Looking at the document
Chapter 4 of the DEIS states:
Similarities between the proposed project housing mix and the housing mix currently present in the ¾-mile study area indicate that the socioeconomic profile of new households and existing households would be comparable.
However, the DEIS lists the median household income for that ¾-mile study area as $46,208, based on the 2000 census. A rise since then by ten percent would bring the median income to about $50,000.
People earning $50,000 would have a chance at only a fraction of the 6860 apartments planned for the project. A large majority, 4610 units, would be market-rate condos and rentals, likely geared to people earning six figures and more.
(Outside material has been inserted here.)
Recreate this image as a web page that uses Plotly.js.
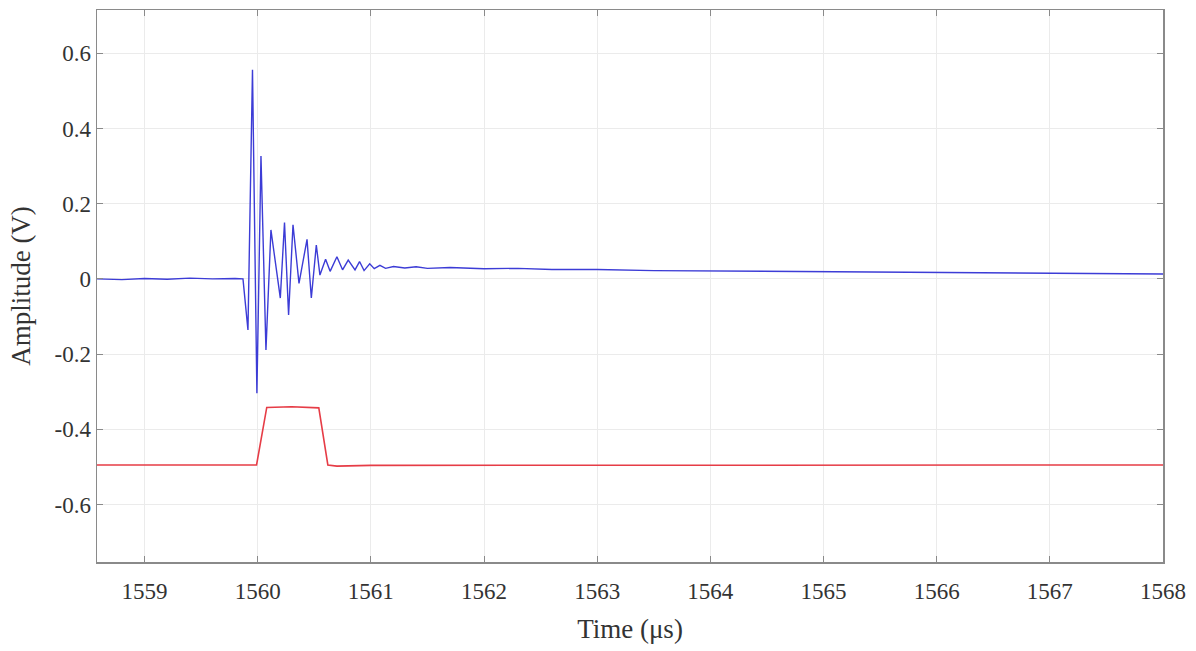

The 2250 affordable rentals would rent at 30 percent of a household's income. However, more than half of those units (Band 5, Band 4, and at least half of Band 3) would got to families earning more than $50,000. Some of the affordable units would be aimed at people earning over $100,000, more than double in income in the study area.
So 5735 units--4610 market-rate and at least 1125 affordable--would go to households earning over $50,000. That means that nearly 84 percent of the new households would not be so comparable with the surrounding area.
Statistical leaps
How did the DEIS reach such a wrongheaded conclusion? The writers of the DEIS first pointed out that the distribution of the rental units, as a percentage of the total units, would be similar to the distribution of rentals in the ¾-mile study area.
Then came a curious formulation:
The distribution of affordable and market rate rental units would also be similar on the proposed project site and in the ¾-mile study area. A housing unit is generally considered “affordable” if the household occupying it pays 30 percent or less of its income towards housing costs. As of the 2000 Census, approximately 59 percent of all renter households in the ¾-mile study area were spending less than 30 percent of their household income on housing costs. This is similar to the proportion of affordable units planned as part of the proposed project.
Yes, 50 percent of the project rental units would be affordable. But that doesn't mean they'd be affordable to the same group of people. If the median household income in the study area is $50,000, current affordable rents are much lower than the affordable rents that Atlantic Yards renters would pay.
The segment concludes:
In tenure, affordability, and apartment size, the housing stock introduced by the proposed project would be similar to the housing stock in the broader ¾-mile study area. This indicates that the socioeconomic characteristics of the new population (e.g., in household income and household size) would be similar to the characteristics of the population living in the broader ¾-mile study area. Therefore, while the proposed project would introduce a substantial new population, that population would not be markedly different in its socioeconomic profile than the existing population, which would eliminate one of the underlying conditions for indirect residential displacement. (Emphasis added)
There's no evidence that the household income would be similar. By ignoring the actual income figures and relying improperly on affordability as a proxy for income, the DEIS avoids confronting "indirect residential displacement."